# S&W 5906 9mm



## cupsz71

Been awhile since I posted - no excuses really - but I've always valued member's opinions so I'll ask. I'm usually up in the Beretta or Springfield topics but this one is appropriate.

I'm thinking about adding a S&W 5906 Stainless in 9mm to my "_collection_".










I wasn't really *LOOKING* for a new pistol, but this was brought to my attention by a fellow co-worker that trying to sell it to add to his GLOCK collection. It's maybe got 300 rnds thru it and it's in "_MINT_" condition from what I can see. He's going to lend it too me this wkend to try (nice guy) and he's asking $400. Comes with 3 mags - 2 17rnd and 1 10rnd w/FOBUS paddle holster & mag carrier.

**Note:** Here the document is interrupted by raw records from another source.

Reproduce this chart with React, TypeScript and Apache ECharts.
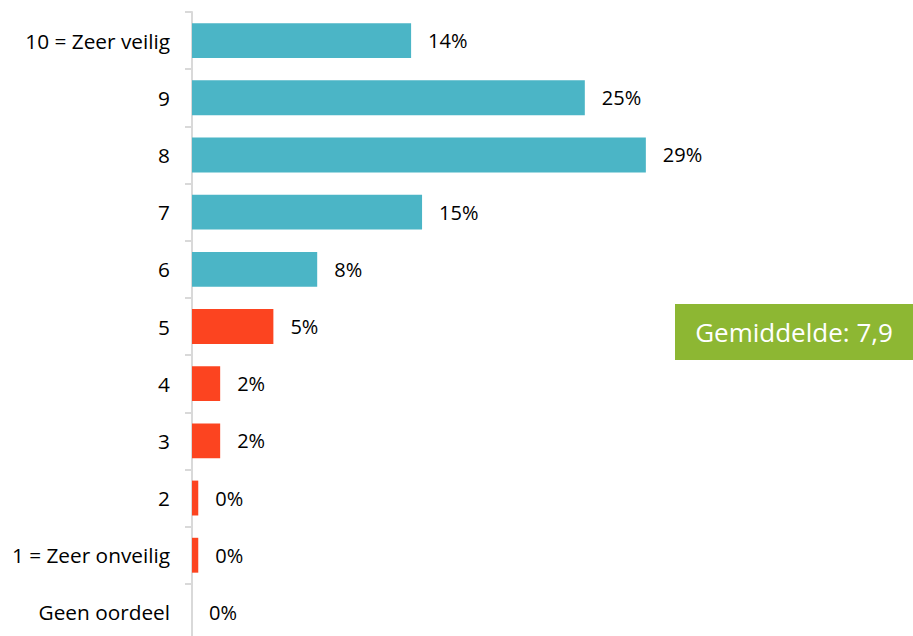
import React, { useEffect, useRef } from "react";
import * as echarts from "echarts";

const categories = [
  "10 = Zeer veilig",
  "9",
  "8",
  "7",
  "6",
  "5",
  "4",
  "3",
  "2",
  "1 = Zeer onveilig",
  "Geen oordeel",
];
const values = [14, 25.1, 29, 14.7, 8, 5.2, 1.8, 1.8, 0.4, 0.4, 0];
const colorGroup = ["safe", "safe", "safe", "safe", "safe", "unsafe", "unsafe", "unsafe", "unsafe", "unsafe", "none"];
const averageText = "Gemiddelde: 7,9";

const COLORS: Record<string, string> = { safe: "#4bb5c6", unsafe: "#fc4420", none: "#d0d0d0" };
const FONT = "'Open Sans', sans-serif";

export default function App() {
  const ref = useRef<HTMLDivElement>(null);
  useEffect(() => {
    if (!ref.current) return;
    const chart = echarts.init(ref.current, undefined, { renderer: "svg" });
    chart.setOption({
      animation: false,
      grid: { left: 192, top: 12, width: 626, height: 629, containLabel: false },
      xAxis: {
        type: "value",
        min: 0,
        max: 40,
        show: false,
      },
      yAxis: {
        type: "category",
        inverse: true,
        data: categories,
        axisLine: { show: true, lineStyle: { color: "#d9d9d9", width: 2 } },
        axisTick: { show: true, length: 7, lineStyle: { color: "#d9d9d9", width: 2 } },
        axisLabel: { margin: 22, color: "#000", fontSize: 20.8, fontFamily: FONT },
      },
      series: [
        {
          type: "bar",
          barCategoryGap: "39%",
          data: values.map((v, i) => ({
            value: v,
            itemStyle: { color: COLORS[colorGroup[i]] },
          })),
          label: {
            show: true,
            position: "right",
            distance: 17,
            color: "#000",
            fontSize: 20,
            fontFamily: FONT,
            formatter: (p: any) => Math.round(p.value) + "%",
          },
        },
      ],
      graphic: [
        {
          type: "group",
          left: 675,
          top: 304,
          children: [
            { type: "rect", shape: { x: 0, y: 0, width: 238, height: 56 }, style: { fill: "#8db733" } },
            {
              type: "text",
              x: 119,
              y: 28,
              style: {
                text: averageText,
                fill: "#fff",
                fontSize: 26,
                fontFamily: FONT,
                align: "center",
                verticalAlign: "middle",
              },
            },
          ],
        },
      ],
    });
    return () => chart.dispose();
  }, []);
  return (
    <div
      ref={ref}
      style={{ position: "absolute", left: 0, top: 0, width: 913, height: 660 }}
    />
  );
}
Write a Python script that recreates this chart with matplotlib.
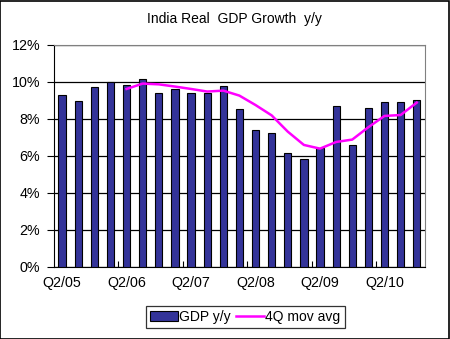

I've shot it about 10 rnds thru it last winter at the indoor range and really liked how it felt in my hand and was impressed with the low recoil.

Not sure if I plan to use it for my CCW or not (_it's VERY heavy & built like a tank_) and I'm still using my XD9sc as my primary. I'm thinking more in line of a target shooter, and bringing it with when the wifey & I are ATV'n.

I've google'd the web and have found VERY positive reviews and discovered that is was a common issue LEO gun for while (_due to it's mag safety disconnect?)_

I have no experience w/owning a S&W other than shooting this one briefly and a M&P at the range. So I'm looking for honest opinions, so feel free to chime in.:smt1097

Thanks.


----------



## James NM

Third generation S&W autos like the 5906 are very fine weapons. The extra heft of an all metal frame aid in reducing felt recoil, and they make an excellent range/duty gun. They are know for their reliability.

Factory mags were either 10 or 15 rounds, so you might want to function check the aftermarket 17 round mags, especially if they are not from a reputable manufacturer such as Mecgar.

I'd take a third generation S&W auto any day over a Glock, unless it's sole purpose was as a CC firearm.


----------



## cupsz71

James NM said:


> Factory mags were either 10 or 15 rounds, so you might want to function check the aftermarket 17 round mags, especially if they are not from a reputable manufacturer such as Mecgar.


Yep your right - me bad - 15 round mags all with a S&W stamp.


----------



## Teuthis

In my opinion, it iis an excellent firearm. It is solid, reliable and if you can get your hands on one, by all means, do so. I would rather have one of those than three plastic pistols.


----------



## spongebobmac

^
l
^
\ <--- <--- this guy likes his plastic pistols, well, i like the baby eagle too, its all metal, heck i like em all...lol


----------



## cupsz71

I got to the outdoor range yesterday & had a chance to put 3 15 rnd mags of WWB 115grn at some paper tagets at 10-12 yrds. Needless to say I was impressed!! Sooo I bought it.

I had a chance to field strip and clean last night and take some "gun-porn" pics of my new S&W.

Figured I'd share: :smt023


----------



## jimmy

nice gun..and nice photo..really impressive lighting..It is like a sculpture with lighting.


----------



## James NM

Yes, very nice photo.


----------